Non-convex Robust PCA

TL;DR

This paper introduces a non-convex alternating projection method for robust PCA that achieves exact recovery with faster convergence and comparable accuracy to existing convex optimization approaches.

Contribution

The paper presents a novel non-convex projection-based algorithm for robust PCA with theoretical guarantees and improved computational efficiency over convex methods.

Findings

Exact recovery under standard conditions

Faster convergence than convex methods

Effective on synthetic and real data

Abstract

We propose a new method for robust PCA -- the task of recovering a low-rank matrix from sparse corruptions that are of unknown value and support. Our method involves alternating between projecting appropriate residuals onto the set of low-rank matrices, and the set of sparse matrices; each projection is {\em non-convex} but easy to compute. In spite of this non-convexity, we establish exact recovery of the low-rank matrix, under the same conditions that are required by existing methods (which are based on convex optimization).
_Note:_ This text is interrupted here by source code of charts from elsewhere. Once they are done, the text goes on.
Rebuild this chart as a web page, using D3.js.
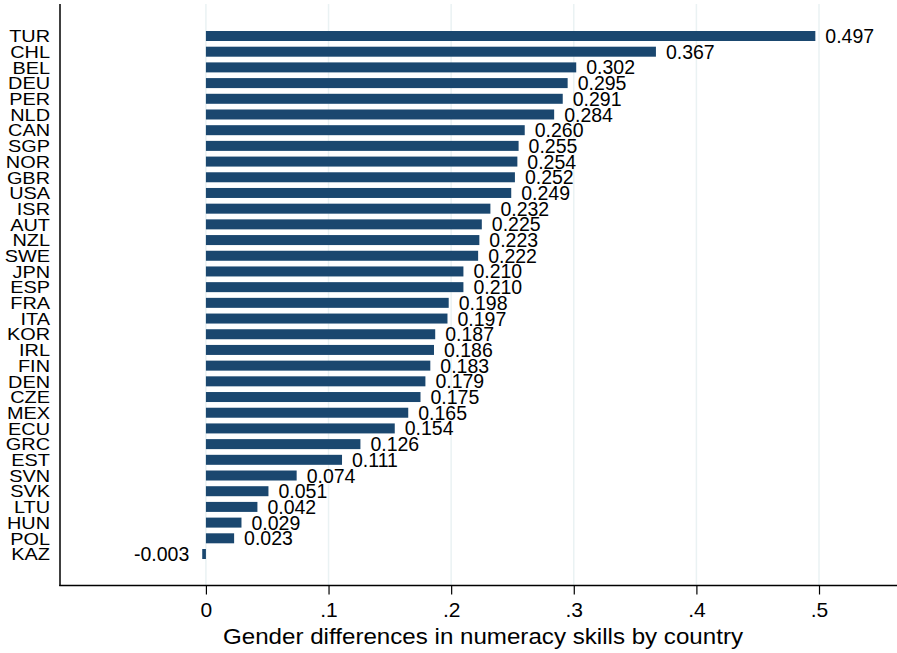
<!DOCTYPE html>
<html><head><meta charset="utf-8">
<script src="https://cdn.jsdelivr.net/npm/d3@7"></script>
<style>body{margin:0;background:#fff}svg{display:block}text{font-family:"Liberation Sans",Arial,sans-serif}</style>
</head><body>
<script>
const countries = ["TUR","CHL","BEL","DEU","PER","NLD","CAN","SGP","NOR","GBR","USA","ISR","AUT","NZL","SWE","JPN","ESP","FRA","ITA","KOR","IRL","FIN","DEN","CZE","MEX","ECU","GRC","EST","SVN","SVK","LTU","HUN","POL","KAZ"];
const values = [0.497,0.367,0.302,0.295,0.291,0.284,0.260,0.255,0.254,0.252,0.249,0.232,0.225,0.223,0.222,0.210,0.210,0.198,0.197,0.187,0.186,0.183,0.179,0.175,0.165,0.154,0.126,0.111,0.074,0.051,0.042,0.029,0.023,-0.003];
const tickValues = [0,0.1,0.2,0.3,0.4,0.5];
const tickLabels = ["0",".1",".2",".3",".4",".5"];
const xTitle = "Gender differences in numeracy skills by country";

(function(){
const W=897,H=653;
const svg=d3.select("body").append("svg").attr("width",W).attr("height",H);
const x=d3.scaleLinear().domain([-0.119,0.5636]).range([60,897]);
const y=d3.scalePoint().domain(countries).range([36,554]);
const plotTop=4, plotBottom=585.5;

// gridlines
svg.append("g").selectAll("line").data(tickValues).join("line")
  .attr("x1",d=>x(d)).attr("x2",d=>x(d)).attr("y1",plotTop).attr("y2",plotBottom)
  .attr("stroke","#eaf2f3").attr("stroke-width",1.5);

// bars
const bh=10;
svg.append("g").selectAll("rect").data(countries).join("rect")
  .attr("x",(d,i)=>Math.min(x(0),x(values[i])))
  .attr("width",(d,i)=>Math.abs(x(values[i])-x(0)))
  .attr("y",d=>y(d)-bh/2).attr("height",bh).attr("fill","#1a476f");

// value labels
svg.append("g").selectAll("text").data(countries).join("text")
  .attr("x",(d,i)=>values[i]>=0? x(values[i])+10 : x(values[i])-13)
  .attr("y",d=>y(d)).attr("dy","0.36em")
  .attr("text-anchor",(d,i)=>values[i]>=0?"start":"end")
  .attr("font-size",19.5).attr("fill","#000")
  .text((d,i)=>d3.format(".3f")(values[i]).replace("−","-"));

// country labels
svg.append("g").selectAll("text").data(countries).join("text")
  .attr("transform",d=>`translate(50,${y(d)}) scale(1.15,1)`)
  .attr("dy","0.36em").attr("text-anchor","end")
  .attr("font-size",17.3).attr("fill","#000").text(d=>d);

// axes lines
svg.append("line").attr("x1",60).attr("x2",60).attr("y1",plotTop).attr("y2",plotBottom+0.5).attr("stroke","#000").attr("stroke-width",1.5);
svg.append("line").attr("x1",59.25).attr("x2",897).attr("y1",plotBottom).attr("y2",plotBottom).attr("stroke","#000").attr("stroke-width",1.5);

// ticks
const xa=d3.axisBottom(x).tickValues(tickValues).tickFormat((d,i)=>tickLabels[i]).tickSize(9).tickPadding(8);
const g=svg.append("g").attr("transform",`translate(0,${plotBottom})`).call(xa);
g.select(".domain").remove();
g.selectAll(".tick line").attr("stroke","#000").attr("stroke-width",1.2);
g.selectAll(".tick text").attr("font-size",21).attr("fill","#000").style("font-family",'"Liberation Sans",Arial,sans-serif');

svg.append("text").attr("x",223).attr("y",644).attr("font-size",22.5)
  .attr("textLength",520).attr("lengthAdjust","spacingAndGlyphs")
  .attr("fill","#000").text(xTitle);
})();
</script>
</body></html>
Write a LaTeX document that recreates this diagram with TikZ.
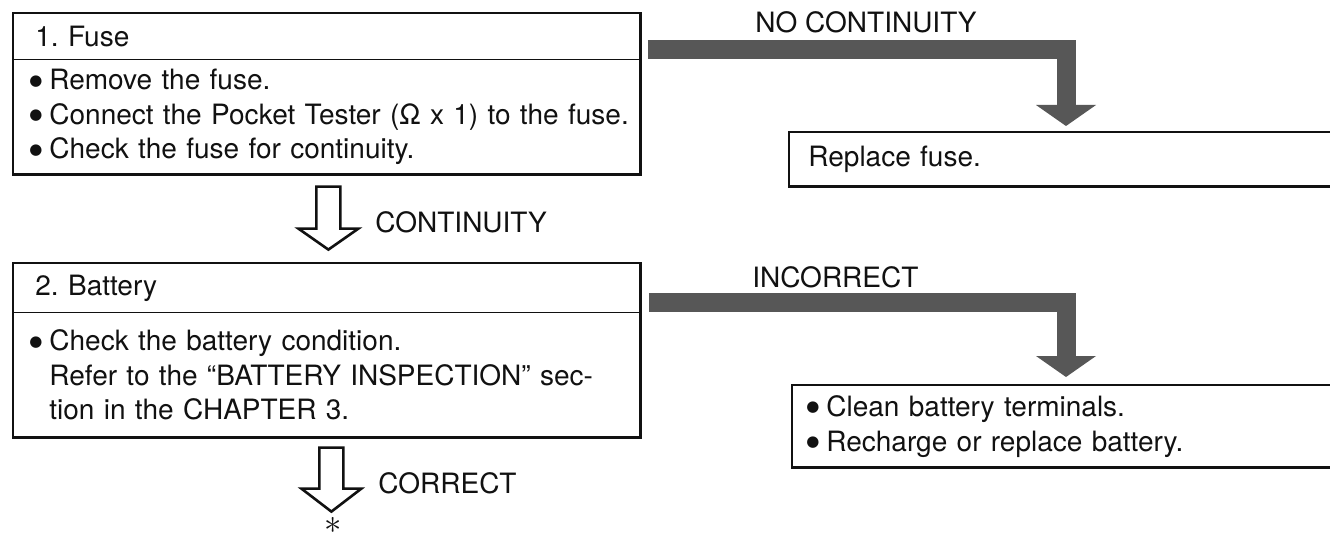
\documentclass[tikz,border=0pt]{standalone}
\usepackage{fontspec}
\setmainfont{TeX Gyre Heros}
\newfontfamily\symfont{DejaVu Sans}
\usetikzlibrary{arrows.meta,positioning}
\definecolor{ink}{HTML}{111111}
\definecolor{shade}{HTML}{575757}
\frenchspacing
\newcommand{\blt}{\makebox[10pt][l]{\raisebox{2.3pt}{\symfont\fontsize{7.5}{7.5}\selectfont ●}}}
\tikzset{
  every node/.style={font=\fontsize{14}{17.25}\selectfont,text=ink,inner sep=0},
  frame/.style={draw=ink,line width=1.4pt},
  rule/.style={draw=ink,line width=.7pt},
  headbox/.style={anchor=north west,align=left,inner xsep=11pt,text width=291.5pt},
  bodybox/.style={anchor=north west,align=left,inner xsep=8pt,text width=297.5pt},
  sidebox/.style={anchor=north west,align=left},
  bar/.style={draw=shade,line width=9.5pt,-{Triangle[width=30pt,length=10.5pt,line width=0pt]}},
  hollow/.style={draw=ink,line width=1.3pt,fill=white,line join=miter},
  tag/.style={anchor=west}
}
\begin{document}
\begin{tikzpicture}[x=0.5pt,y=-0.5pt]
\path[use as bounding box,fill=white] (0,0) rectangle (1330,535);
% step 1: fuse
\node[headbox,minimum height=23pt] (fusehead) at (13,13) {1.\ Fuse};
\node[bodybox,minimum height=57pt] (fusebody) at (fusehead.south west)
 {\blt Remove the fuse.\\\blt \mbox{Connect the Pocket Tester (Ω x 1) to the fuse.}\\\blt Check the fuse for continuity.};
\draw[frame] (fusehead.north west) rectangle (fusebody.south east);
\draw[rule] (fusehead.south west) -- (fusehead.south east);
% step 2: battery
\node[headbox,minimum height=24.5pt] (batthead) at (13,263) {2.\ Battery};
\node[bodybox,minimum height=62pt] (battbody) at (batthead.south west)
 {\blt Check the battery condition.\\
  \hspace*{10pt}\makebox[281.5pt][s]{Refer to the “BATTERY INSPECTION” sec-}\\
  \hspace*{10pt}tion in the CHAPTER 3.};
\draw[frame] (batthead.north west) rectangle (battbody.south east);
\draw[rule] (batthead.south west) -- (batthead.south east);
% remedies, open on the right
\node[sidebox,inner xsep=9.5pt,text width=251.5pt,minimum height=27pt] (fixbox) at (789,132) {Replace fuse.};
\draw[frame] (fixbox.north east) -- (fixbox.north west) -- (fixbox.south west) -- (fixbox.south east);
\node[sidebox,inner xsep=7pt,text width=255pt,minimum height=41pt] (cleanbox) at (792,385)
 {\blt Clean battery terminals.\\\blt Recharge or replace battery.};
\draw[frame] (cleanbox.north east) -- (cleanbox.north west) -- (cleanbox.south west) -- (cleanbox.south east);
% failure branches
\coordinate (fixtip) at (1066,126);
\coordinate (cleantip) at (1066,377);
\draw[bar] ([shift={(7,-10)}]fusehead.south east) -| (fixtip);
\draw[bar] ([shift={(8,-10)}]batthead.south east) -| (cleantip);
\node[tag] (nocont) at (755,22) {NO CONTINUITY};
\node[tag] (incorr) at (752,277) {INCORRECT};
% pass branches
\draw[hollow] ([shift={(1.5,12)}]fusebody.south) ++(-12,0) -- ++(0,42) -- ++(-18,0) -- ++(30,21) -- ++(30,-21) -- ++(-18,0) -- ++(0,-42) -- cycle;
\node[tag] (cont) at (375,222) {CONTINUITY};
\draw[hollow] ([shift={(4.5,10)}]battbody.south) ++(-12,0) -- ++(0,41) -- ++(-18,0) -- ++(30,23) -- ++(30,-23) -- ++(-18,0) -- ++(0,-41) -- cycle;
\node[tag] (corr) at (378,483) {CORRECT};
\node[anchor=north] (next) at (333,517) {\fontsize{19}{19}\selectfont$\ast$};
\end{tikzpicture}
\end{document}
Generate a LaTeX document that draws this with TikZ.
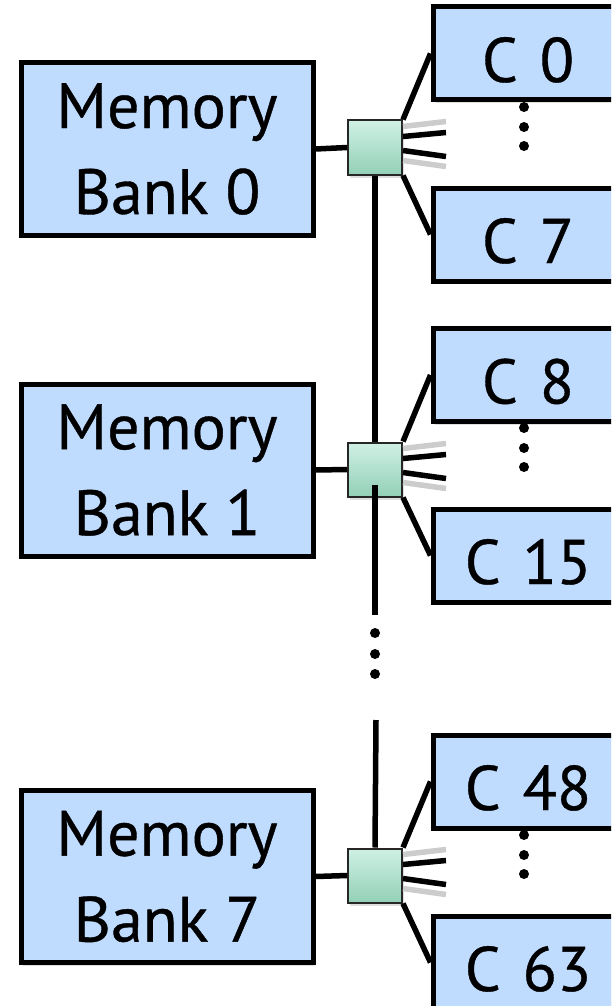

For an $m \times n$ input matrix ($m \leq n)$, our method has a running time of $O(r^2mn)$ per iteration, and needs $O(\log(1/\epsilon))$ iterations to reach an accuracy of $\epsilon$. This is close to the running time of simple PCA via the power method, which requires $O(rmn)$ per iteration, and $O(\log(1/\epsilon))$ iterations. In contrast, existing methods for robust PCA, which are based on convex optimization, have $O(m^2n)$ complexity per iteration, and take $O(1/\epsilon)$ iterations, i.e., exponentially more iterations for the same accuracy. Experiments on both synthetic and real data establishes the improved speed and accuracy of our method over existing convex implementations.